BUILDER's bum is not the only damaging stereotype of the construction industry.
A survey of construction students in Leeds has uncovered entrenched prejudice that could be an obstacle to harmonious working relationships on site.
Staff at Leeds Metropolitan University's school of art, architecture and design decided to test undergraduate attitudes after industry representatives complained about poor cooperation between staff.
Architects, construction managers and quantity surveyors find it difficult to muck in with others on a team, and industry sees this as a serious problem.
Principal lecturer Jaki Howes said: "The industry felt that one of the main obstacles to team working was attitude towards other professionals, which they suspected might be engendered by single discipline staff in colleges."

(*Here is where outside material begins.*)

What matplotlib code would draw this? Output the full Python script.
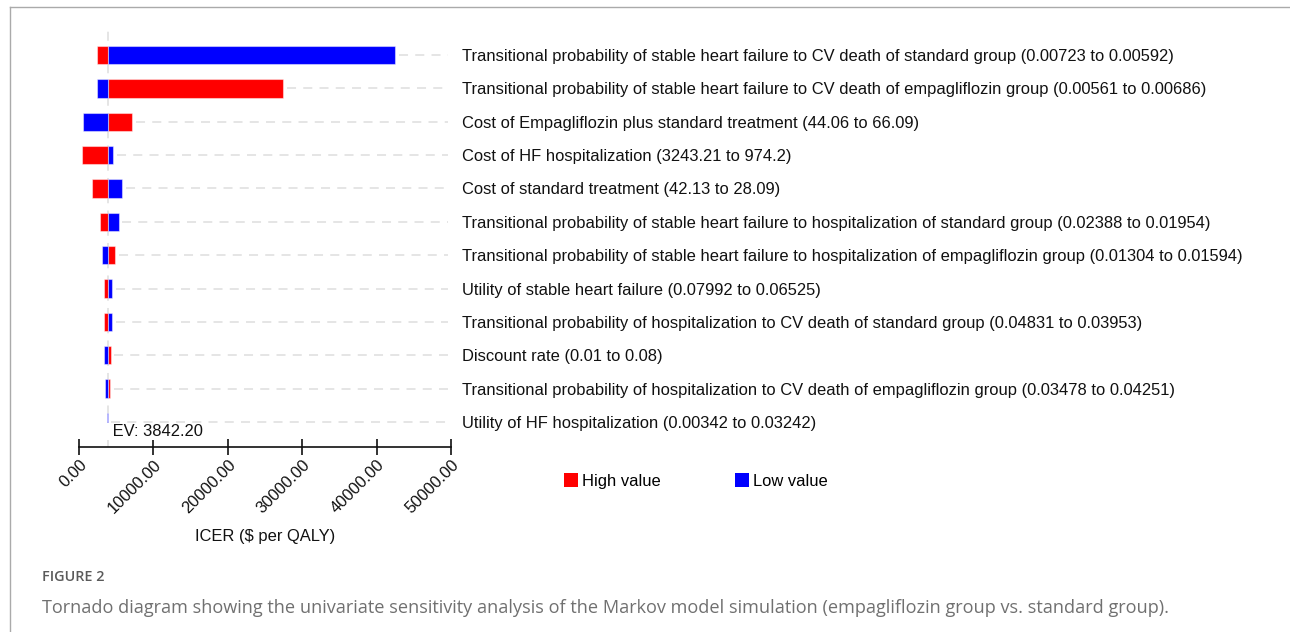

To test the proposition the school asked its students why they had chosen their particular course and their answers conformed to preconceived images of each of the professions. Architects said they wanted to be creative, practical and to improve the lot of mankind. Most construction managers said simply that they were interested in buildings, while quantity surveyors listed money as their motivation.
The conclusion was that professional stereotypes are formed before students arrive at university. While all construction industry students and particularly quantity surveyors arrived in their first year with set opinions, they changed with time.
Asked to judge the other disciplines, the survey found architects were viewed by their student colleagues as the most intelligent and imaginative, construction managers the most practical and realistic, while quantity surveyors were the most logical and methodical.
While architects and construction managers were found to be mildly personable, quantity surveyors were not - except to other quantity surveyors.
Ms Howes said the university planned to run a larger scale survey of students later this year.